Why does it take so long before past and future tenses of verbs are taught? It seems like I have to learn so much obscure vocab, before I can learn how to have a basic conversation.

September 30, 2013



Now that I'm going through the German tree, which I believe is what the original post was talking about, I agree. Because all of the most complicated things in German are things that you need to construct even the most basic of sentences (German plurals, noun declination, adjective declination, etc.), it takes forever to be able to do anything. The German tree is only Present tense for roughly 60% of the course. What's more, it spends so much time focusing on vocabulary before teaching you verb tenses. After over 2 months of German, being in level 11 at the moment, I can say "Although the old doctor likes eating chicken at home, he does not like cats.", or other similar senseless sentences, but I can't say "I ate bread yesterday" or "I will eat bread" or even "I would eat bread". I feel that the German tree needs to get its priorities straight, since at least for me I would rather learn how to say 20-30 things in varying tenses, perfect them, and then move on to increasing vocabulary knowing how to conjugate any verb I learn in any tense, especially because Duolingo is such a great practice tool that it's kind of a shame that most of the most complicated tenses are in the last few lessons, so that you've only gone through about 5 lessons with those skills when you've completed your tree, and since nothing comes afterwards you can only practice those skills by strengthening those specific Units, often with only 30-40 questions, so you often memorize all of the questions before you've actually learned the material.
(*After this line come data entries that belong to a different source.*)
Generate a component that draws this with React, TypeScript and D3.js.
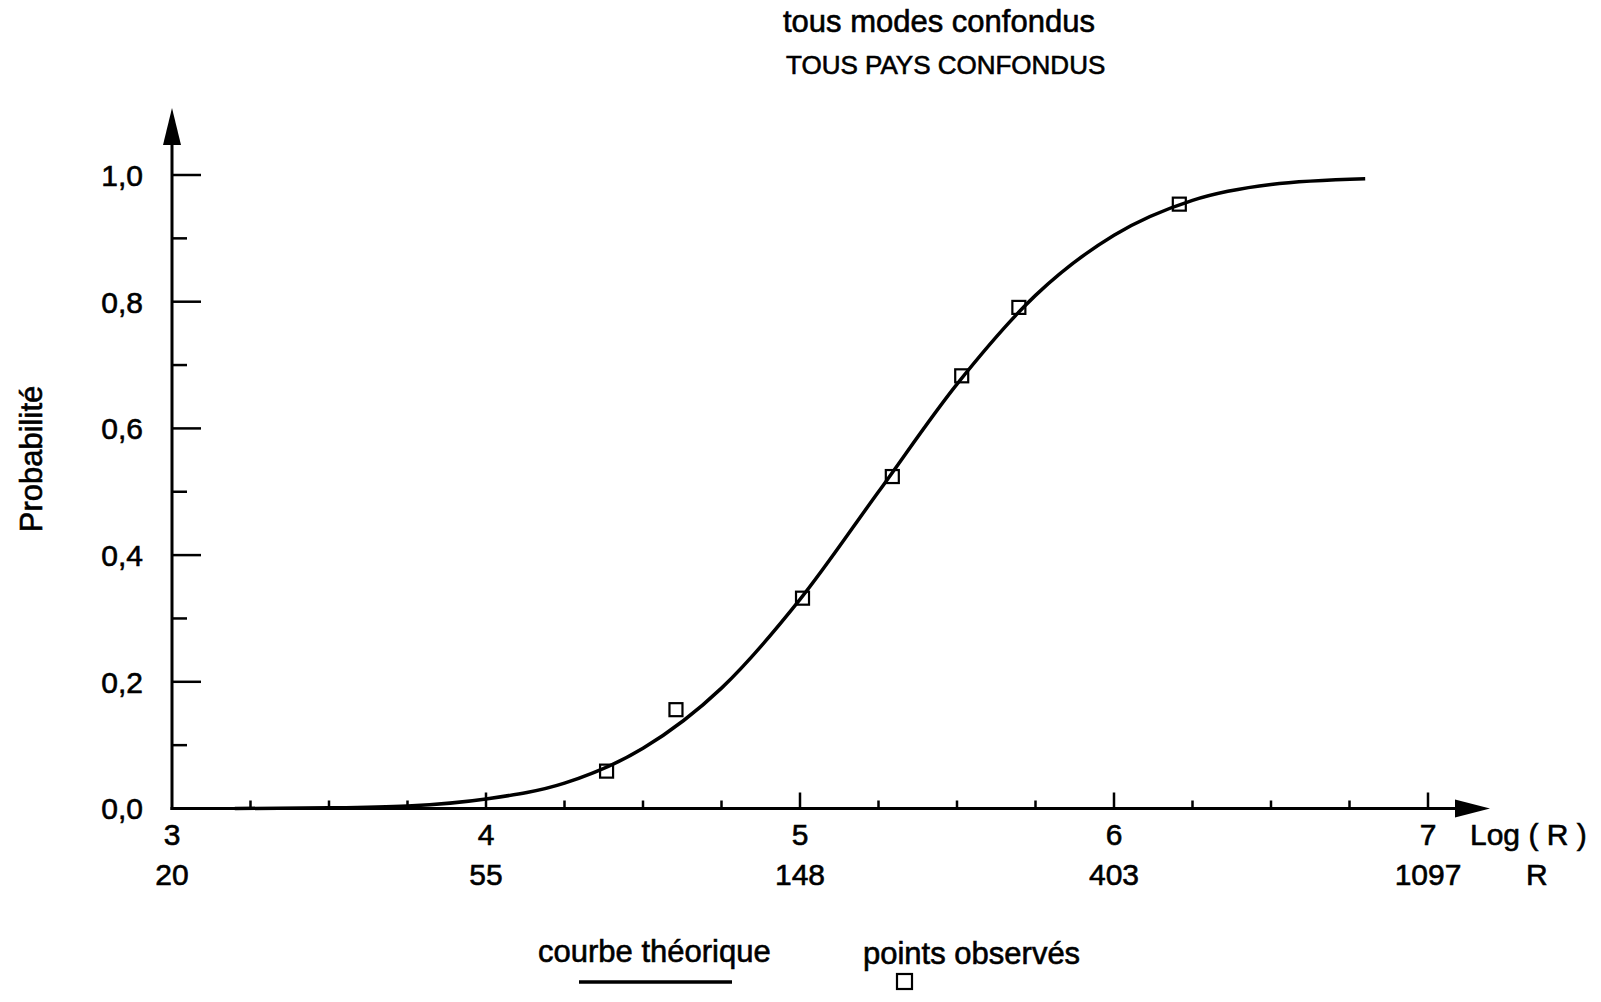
import React from "react";
import * as d3 from "d3";

// Axis ticks
const logTicks = [3, 4, 5, 6, 7];
const rLabels = ["20", "55", "148", "403", "1097"];
const probTicks = [0, 0.2, 0.4, 0.6, 0.8, 1.0];

// Observed points (log R, probability)
const obsLogR = [4.384, 4.605, 5.008, 5.294, 5.515, 5.697, 6.208];
const obsProb = [0.059, 0.156, 0.332, 0.524, 0.683, 0.791, 0.954];

// Theoretical curve, sampled along log R
const curveLogR = [3.2, 3.5, 3.75, 4.0, 4.25, 4.5, 4.75, 5.0, 5.25, 5.5, 5.75, 6.0, 6.25, 6.5, 6.8];
const curveProb = [0.0, 0.001, 0.004, 0.015, 0.04, 0.095, 0.19, 0.33, 0.5, 0.67, 0.81, 0.905, 0.96, 0.985, 0.994];

const W = 1601;
const H = 1002;
const FONT = "'Liberation Sans', Arial, Helvetica, sans-serif";

// slightly heavier glyphs, like a printed Helvetica
const ink = { fill: "#000", stroke: "#000", strokeWidth: 0.6 } as const;

export default function App() {
  const x = d3.scaleLinear().domain([3, 7]).range([172, 1428]);
  const y = d3.scaleLinear().domain([0, 1]).range([808.5, 175]);

  const x0 = x(3);
  const y0 = y(0);

  const line = d3
    .line<number>()
    .x((_, i) => x(curveLogR[i]))
    .y((_, i) => y(curveProb[i]))
    .curve(d3.curveMonotoneX);

  const xMinor = d3.range(3, 7.001, 0.25).filter((v) => Math.abs(v - Math.round(v)) > 1e-6);
  const yMinor = d3.range(0.1, 1.0, 0.2);

  const fmt = (v: number) => v.toFixed(1).replace(".", ",");

  return (
    <svg
      width={W}
      height={H}
      style={{ position: "absolute", left: 0, top: 0, background: "#fff" }}
      fontFamily={FONT}
    >
      <rect width={W} height={H} fill="#fff" />

      {/* titles */}
      <text x={783} y={32} fontSize={31} {...ink}>tous modes confondus</text>
      <text x={786} y={74} fontSize={26} {...ink}>TOUS PAYS CONFONDUS</text>

      {/* y axis */}
      <line x1={x0} y1={y0 + 1.5} x2={x0} y2={140} stroke="#000" strokeWidth={3} />
      <path d={`M${x0},108 L${x0 - 9},145 L${x0 + 9},145 Z`} fill="#000" />
      {probTicks.map((v) => (
        <g key={"yt" + v}>
          <line x1={x0} x2={x0 + 29} y1={y(v)} y2={y(v)} stroke="#000" strokeWidth={2.5} />
          <text x={143} y={y(v)} dy="0.36em" textAnchor="end" fontSize={30} {...ink}>
            {fmt(v)}
          </text>
        </g>
      ))}
      {yMinor.map((v) => (
        <line key={"ym" + v} x1={x0} x2={x0 + 15} y1={y(v)} y2={y(v)} stroke="#000" strokeWidth={2.5} />
      ))}
      <text
        transform={`translate(31,459) rotate(-90)`}
        textAnchor="middle"
        dy="0.36em"
        fontSize={31}
        {...ink}
      >
        Probabilité
      </text>

      {/* x axis */}
      <line x1={x0 - 1.5} y1={y0} x2={1460} y2={y0} stroke="#000" strokeWidth={3} />
      <path d={`M1490,${y0} L1455,${y0 - 9} L1455,${y0 + 9} Z`} fill="#000" />
      {logTicks.map((v, i) => (
        <g key={"xt" + v}>
          {i > 0 && <line x1={x(v)} x2={x(v)} y1={y0} y2={y0 - 16} stroke="#000" strokeWidth={2.5} />}
          <text x={x(v)} y={845} textAnchor="middle" fontSize={30} {...ink}>
            {v}
          </text>
          <text x={x(v)} y={885} textAnchor="middle" fontSize={30} {...ink}>
            {rLabels[i]}
          </text>
        </g>
      ))}
      {xMinor.map((v) => (
        <line key={"xm" + v} x1={x(v)} x2={x(v)} y1={y0} y2={y0 - 8} stroke="#000" strokeWidth={2.5} />
      ))}
      <text x={1470} y={845} fontSize={30} {...ink}>Log ( R )</text>
      <text x={1526} y={885} fontSize={30} {...ink}>R</text>

      {/* theoretical curve */}
      <path d={line(curveProb) || ""} fill="none" stroke="#000" strokeWidth={3.5} strokeLinejoin="round" />

      {/* observed points */}
      {obsLogR.map((v, i) => (
        <rect
          key={"p" + i}
          x={x(v) - 6.5}
          y={y(obsProb[i]) - 6.5}
          width={13}
          height={13}
          fill="none"
          stroke="#000"
          strokeWidth={2.2}
        />
      ))}

      {/* legend */}
      <text x={538} y={962} fontSize={31} {...ink}>courbe théorique</text>
      <line x1={579} x2={732} y1={982} y2={982} stroke="#000" strokeWidth={3.5} />
      <text x={863} y={964} fontSize={31} {...ink}>points observés</text>
      <rect x={897} y={974} width={15} height={15} fill="none" stroke="#000" strokeWidth={2.2} />
    </svg>
  );
}
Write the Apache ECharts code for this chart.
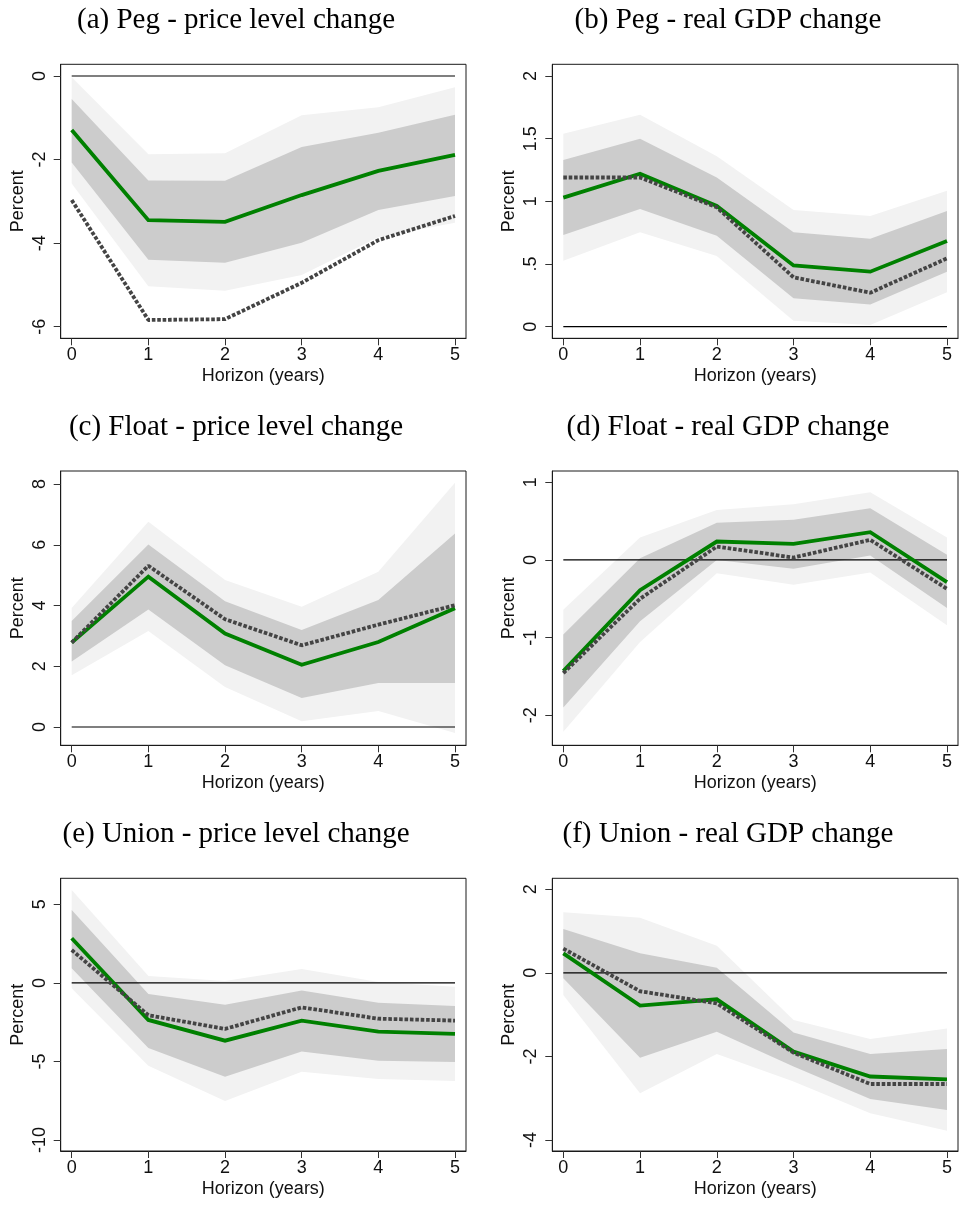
<!DOCTYPE html>
<html>
<head>
<meta charset="utf-8">
<script src="https://cdn.jsdelivr.net/npm/echarts@6/dist/echarts.min.js"></script>
<style>html,body{margin:0;padding:0;background:#fff}#c{width:961px;height:1205px}</style>
</head>
<body>
<div id="c"></div>
<script>
// ---- shared ----
const horizon = [0, 1, 2, 3, 4, 5];
const xTicks = [0, 1, 2, 3, 4, 5];
const titles = ['(a) Peg - price level change', '(b) Peg - real GDP change',
  '(c) Float - price level change', '(d) Float - real GDP change',
  '(e) Union - price level change', '(f) Union - real GDP change'];
const xName = 'Horizon (years)';
const yName = 'Percent';

// ---- (a) Peg - price level ----
const aGreen   = [-1.29, -3.45, -3.49, -2.85, -2.27, -1.89];
const aDashed  = [-2.97, -5.84, -5.82, -4.95, -3.93, -3.35];
const aDarkHi  = [-0.55, -2.50, -2.51, -1.70, -1.36, -0.93];
const aDarkLo  = [-2.07, -4.40, -4.47, -3.99, -3.21, -2.87];
const aLightHi = [-0.03, -1.87, -1.85, -0.94, -0.75, -0.27];
const aLightLo = [-2.57, -5.03, -5.14, -4.76, -3.86, -3.51];
const aTicks   = [-6, -4, -2, 0];

// ---- (b) Peg - real GDP ----
const bGreen   = [1.03, 1.22, 0.963, 0.489, 0.439, 0.684];
const bDashed  = [1.19, 1.19, 0.952, 0.394, 0.271, 0.545];
const bDarkHi  = [1.33, 1.50, 1.19, 0.753, 0.702, 0.923];
const bDarkLo  = [0.731, 0.939, 0.726, 0.226, 0.178, 0.439];
const bLightHi = [1.54, 1.69, 1.36, 0.931, 0.883, 1.085];
const bLightLo = [0.527, 0.753, 0.564, 0.048, 0.013, 0.274];
const bTicks   = [0, 0.5, 1, 1.5, 2];

// ---- (c) Float - price level ----
const cGreen   = [2.78, 4.95, 3.08, 2.05, 2.80, 3.91];
const cDashed  = [2.78, 5.31, 3.55, 2.69, 3.37, 4.01];
const cDarkHi  = [3.49, 6.01, 4.14, 3.19, 4.18, 6.37];
const cDarkLo  = [2.16, 3.87, 2.03, 0.956, 1.45, 1.45];
const cLightHi = [3.92, 6.76, 4.84, 3.96, 5.11, 8.04];
const cLightLo = [1.70, 3.16, 1.32, 0.19, 0.53, -0.20];
const cTicks   = [0, 2, 4, 6, 8];

// ---- (d) Float - real GDP ----
const dGreen   = [-1.43, -0.39, 0.237, 0.207, 0.357, -0.286];
const dDashed  = [-1.456, -0.50, 0.172, 0.031, 0.259, -0.372];
const dDarkHi  = [-0.96, 0.023, 0.48, 0.516, 0.666, 0.066];
const dDarkLo  = [-1.90, -0.79, 0.00, -0.114, 0.057, -0.62];
const dLightHi = [-0.64, 0.288, 0.644, 0.717, 0.871, 0.288];
const dLightLo = [-2.21, -1.057, -0.17, -0.32, -0.16, -0.84];
const dTicks   = [-2, -1, 0, 1];

// ---- (e) Union - price level ----
const eGreen   = [2.84, -2.36, -3.68, -2.40, -3.10, -3.25];
const eDashed  = [2.09, -2.06, -2.93, -1.56, -2.28, -2.40];
const eDarkHi  = [4.64, -0.71, -1.39, -0.49, -1.26, -1.47];
const eDarkLo  = [0.93, -4.14, -5.97, -4.36, -4.95, -5.04];
const eLightHi = [5.91, 0.44, 0.12, 0.88, 0.06, -0.24];
const eLightLo = [-0.35, -5.27, -7.52, -5.65, -6.11, -6.24];
const eTicks   = [-10, -5, 0, 5];

// ---- (f) Union - real GDP ----
const fGreen   = [0.468, -0.784, -0.633, -1.886, -2.48, -2.55];
const fDashed  = [0.58, -0.44, -0.73, -1.91, -2.66, -2.66];
const fDarkHi  = [1.05, 0.468, 0.125, -1.43, -1.94, -1.82];
const fDarkLo  = [-0.13, -2.03, -1.41, -2.24, -3.02, -3.28];
const fLightHi = [1.45, 1.32, 0.65, -1.13, -1.58, -1.33];
const fLightLo = [-0.53, -2.88, -1.94, -2.60, -3.36, -3.78];
const fTicks   = [-4, -2, 0, 2];

const panels = [
  {g: aGreen, d: aDashed, dh: aDarkHi, dl: aDarkLo, lh: aLightHi, ll: aLightLo, ticks: aTicks, ymin: -6.278, ymax: 0.28},
  {g: bGreen, d: bDashed, dh: bDarkHi, dl: bDarkLo, lh: bLightHi, ll: bLightLo, ticks: bTicks, ymin: -0.0925, ymax: 2.093},
  {g: cGreen, d: cDashed, dh: cDarkHi, dl: cDarkLo, lh: cLightHi, ll: cLightLo, ticks: cTicks, ymin: -0.603, ymax: 8.43},
  {g: dGreen, d: dDashed, dh: dDarkHi, dl: dDarkLo, lh: dLightHi, ll: dLightLo, ticks: dTicks, ymin: -2.386, ymax: 1.145},
  {g: eGreen, d: eDashed, dh: eDarkHi, dl: eDarkLo, lh: eLightHi, ll: eLightLo, ticks: eTicks, ymin: -10.70, ymax: 6.655},
  {g: fGreen, d: fDashed, dh: fDarkHi, dl: fDarkLo, lh: fLightHi, ll: fLightLo, ticks: fTicks, ymin: -4.263, ymax: 2.263}
];

// layout (pixels)
const colLeft = [60.7, 552.3];
const colWidth = [405.3, 405.7];
const rowTop = [64.3, 471, 878.3];
const rowHeight = [274, 274.3, 272.7];
const titleCenter = [236, 728];

const pairs = ys => horizon.map((x, i) => [x, ys[i]]);
const bandData = (lo, hi) => horizon.map((x, i) => [x, lo[i], hi[i]]);
const fmt = v => String(v).replace(/^0\./, '.').replace(/^-0\./, '-.');

// one polygon per band, built from all band points through the axis scales
function bandRender(color) {
  return function (params, api) {
    if (params.dataIndexInside !== 0) return null;
    const n = params.dataInsideLength;
    const upper = [], lower = [];
    for (let j = 0; j < n; j++) {
      upper.push(api.coord([api.value(0, j), api.value(2, j)]));
      lower.push(api.coord([api.value(0, j), api.value(1, j)]));
    }
    return {type: 'polygon', shape: {points: upper.concat(lower.reverse())},
      style: {fill: color, stroke: null}, silent: true};
  };
}

const grid = [], xAxis = [], yAxis = [], series = [], title = [];
const sans = 'Liberation Sans';
const axisLineStyle = {show: true, onZero: false, lineStyle: {color: '#1a1a1a', width: 1}};

panels.forEach((p, k) => {
  const col = k % 2, row = Math.floor(k / 2);
  grid.push({left: colLeft[col], top: rowTop[row], width: colWidth[col], height: rowHeight[row],
    show: true, borderColor: '#1a1a1a', borderWidth: 1, backgroundColor: '#fff', containLabel: false});
  title.push({text: titles[k], left: titleCenter[col], textAlign: 'center', top: rowTop[row] - 58, padding: 0,
    textStyle: {fontFamily: 'Liberation Serif', fontSize: 29, fontWeight: 'normal', color: '#000'}});
  xAxis.push({type: 'value', gridIndex: k, min: -0.1435, max: 5.1435, position: 'bottom',
    name: xName, nameLocation: 'middle', nameGap: 29,
    nameTextStyle: {fontFamily: sans, fontSize: 18, color: '#111'},
    axisLine: axisLineStyle, splitLine: {show: false},
    axisTick: {show: true, inside: false, customValues: xTicks, length: 7, lineStyle: {color: '#333', width: 1}},
    axisLabel: {customValues: xTicks, margin: 8, fontFamily: sans, fontSize: 18, color: '#111'}});
  yAxis.push({type: 'value', gridIndex: k, min: p.ymin, max: p.ymax, position: 'left',
    name: yName, nameLocation: 'middle', nameGap: 34,
    nameTextStyle: {fontFamily: sans, fontSize: 18, color: '#111'},
    axisLine: axisLineStyle, splitLine: {show: false},
    axisTick: {show: true, inside: false, customValues: p.ticks, length: 7, lineStyle: {color: '#333', width: 1}},
    axisLabel: {customValues: p.ticks, rotate: 90, margin: 12, fontFamily: sans, fontSize: 18, color: '#111', formatter: fmt}});
  const base = {xAxisIndex: k, yAxisIndex: k, silent: true, animation: false};
  series.push(Object.assign({}, base, {type: 'custom', data: bandData(p.ll, p.lh),
    encode: {x: 0, y: [1, 2]}, renderItem: bandRender('#f2f2f2'), z: 1}));
  series.push(Object.assign({}, base, {type: 'custom', data: bandData(p.dl, p.dh),
    encode: {x: 0, y: [1, 2]}, renderItem: bandRender('#cccccc'), z: 2}));
  series.push(Object.assign({}, base, {type: 'line', symbol: 'none', z: 3,
    data: [[horizon[0], 0], [horizon[horizon.length - 1], 0]], lineStyle: {color: '#000', width: 1.2}}));
  series.push(Object.assign({}, base, {type: 'line', symbol: 'none', z: 4,
    data: pairs(p.g), lineStyle: {color: '#008000', width: 3.8, join: 'miter'}}));
  series.push(Object.assign({}, base, {type: 'line', symbol: 'none', z: 5,
    data: pairs(p.d), lineStyle: {color: '#444444', width: 3.8, type: [3.6, 1.8], cap: 'butt'}}));
});

const chart = echarts.init(document.getElementById('c'), null, {renderer: 'canvas'});
chart.setOption({animation: false, backgroundColor: '#fff', title, grid, xAxis, yAxis, series});
</script>
</body>
</html>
Anyway, I think I've ranted enough, but I think that in the context of the German tree the original poster is right.


I think it's better to get to know the basic structure first, then you're learning a lot of words (which is good, since learning them earlier gives you more time to work on them), then you learn the more complicated tenses, which tend not to be something that takes time to learn, but rather something that once you understand what you're doing you've got it.


Since I am in Germany, I have ample opportunity to use German, I keep finding that my duolingo vocabulary fails me. Most of the time I want to talk about what I do, never do I want to discuss pets or verbindung


I'm finding the same, my French friend is always correcting me saying "use the past tense" but I tell him the way I'm learning only teaches me the present and near future tense, so until I learn that I'll keep using the present tense to discuss what happened yesterday. We often end up reverting back to English which is great for him and but not so good for my learning/practise.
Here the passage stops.